Training the Neural Network
Training a neural network is the process of finding values for its weights and bias terms, which are used in conjunction with input values to generate outputs and predictions. Put another way, training a model is the process of finding a set of weight values so that when presented with input data from the training set (in this case, four numeric values, for sepal length and width, and petal length and width), the computed outputs (either setosa, versicolor or virginica) closely match the known outputs in the training data. Once the weights and bias values have been determined, the resulting model can be presented with the test data. The accuracy of the model on the test data (the percentage of correct predictions) gives you a rough estimate of how well the model will do when presented with new data where the true output isn't known.
For the iris demo, a code-based approach to training might resemble:
int numInput = 4;
int numHidden = 7;
int numOutput = 3;
NeuralNetwork nn =
new NeuralNetwork (numInput, numHidden, numOutput);
int maxEpochs = 1000;
double learnRate = 0.10;
nn.Train(trainData, maxEpochs, learnRate);
The image in Figure 5 shows a close-up of the equivalent ML Studio training-related modules. In the demo, the Train Model module accepts as input the Neural Network Classification module. Unlike the other connections, this isn't really a data flow. Instead it specifies exactly what kind of ML model is to be used. Alternatives to Neural Network Multiclass include modules Neural Network Binary (when the variable to predict can take only one of two possible values, such as "male" or "female"), Averaged Perceptron Binary, Boosted Decision Tree Binary and others.
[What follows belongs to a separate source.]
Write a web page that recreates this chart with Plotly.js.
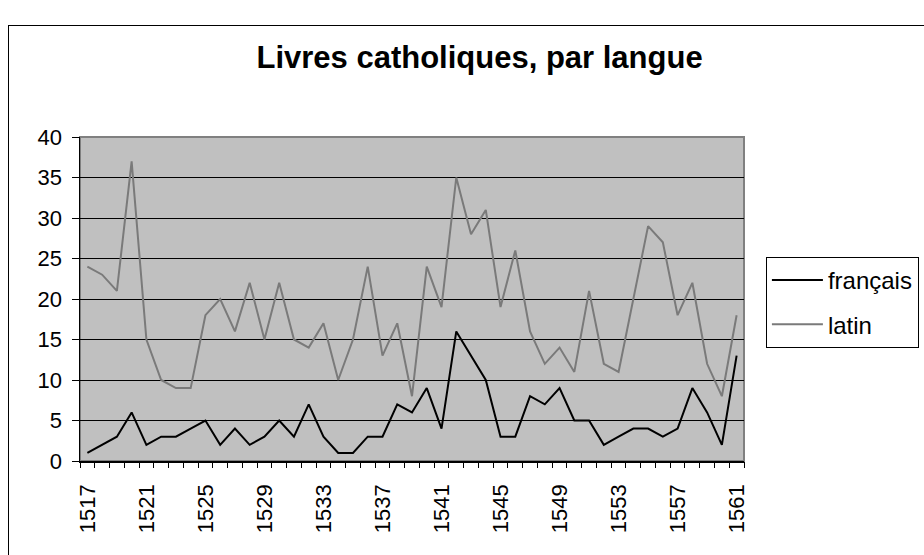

ML Studio isn't magic, and it's up to you to know which model to use. A developer analogy with Visual Studio is that the Microsoft .NET Framework has hundreds of data structures, such as generic Dictionary, HashSet and generic Queue, but it's up to you to know exactly what each data structure does. In the same way, it's up to you to learn a bit about ML classifiers.
The Neural Network module has some important parameters, such as the learning rate, and the momentum, that can greatly affect how well the resulting model predicts. Again, it's up to you to understand what these parameters are and how they work. Fortunately, ML Studio has well-chosen default values for most module parameters.
Evaluating the Model
After the demo model has been trained, the next step is to feed the training data and the test data to the model, calculate the computed outputs, and calculate the accuracy of the computed outputs (against the known outputs). In code this might look like:
nn.ComputeOutputs(trainData); // Score
double trainAccuracy = nn.Accuracy(trainData); // Evaluate
nn.ComputOutputs(testData); // Score
double testAccuracy = nnAccuracy(testData); // Evaluate
The image in Figure 6 shows a close-up of the relevant scoring and evaluating modules. Each of the two Score Model modules accepts two input flows. The first input is the trained model (the information needed to compute outputs), and the second input is either a training set or test set (the data inputs needed). The results of these two scoring modules are sent to the Evaluate Model module, which computes accuracy.
The image in Figure 7 shows the results in the Evaluate Model module for the test data. The chart is called a confusion matrix in ML terminology. There's a similar chart of results for the training data, which I cropped out. The model correctly predicted all instances of species setosa and virginica (the 100 percent values). For the versicolor species in the training data, 87.5 percent were correctly predicted, but 12.5 percent were incorrectly classified as virginica, although none were incorrectly classified as setosa.
The result information for an ML Studio Neural Network model is rather sparse compared to results from other models, such as Logistic Regression, and because ML Studio is a cloud service, by the time you read this article, the result information for neural network models might be enhanced and you might see additional information.
Making Predictions
Once an ML Studio neural network model has been created and evaluated it can be used to make predictions on data with unknown outputs. I wanted to predict the species of two hypothetical iris flowers. One approach would be to create and upload a new ML Studio Dataset and then score it in the same way as the training and test data sets. But for a limited amount of data, a more interactive approach is to use the Enter Data module as shown in Figure 8.
The Enter Data module allows you to create a Dataset module on the fly. The format of the data in the module must exactly match the format of the data used to train the model, which means the column headers are required. The output from the Enter Data module is combined with the output from the Train Model module. After the experiment is run, you can see the results by clicking on the Visualize option of the Score Model module, as shown previously in Figure 2.
If you were making predictions using a procedural programming language, the code could resemble this:
double[] unknown = new double[] { 5.1, 3.5, 1.4, 0.2 };
double[] result = nn.ComputeOutputs(unknown);
int y = MaxIndex(result);
if (y == 0)
Console.WriteLine("Predicted species is setosa");
else if (y == 1)
Console.WriteLine("Predicted species is versicolor");
else if (y == 2)
Console.WriteLine("Predicted species is virginica");
No Code?
This article has just scratched the surface of ML Studio, but gives you enough information to replicate the iris experiment and give the tool a try. You might have noticed this article doesn't include any coding. However, one of the coolest things about ML Studio is that you can write your own custom modules -- I'll cover this topic in future columns.
My hunch is that creating neural network models with ML Studio will nicely complement creating neural network models from scratch using C# or some other language. ML Studio allows you to create a basic model very quickly, as sort of a rapid prototype. Then you can create a custom neural network with advanced characteristics such as drop-out or particle swarm optimization.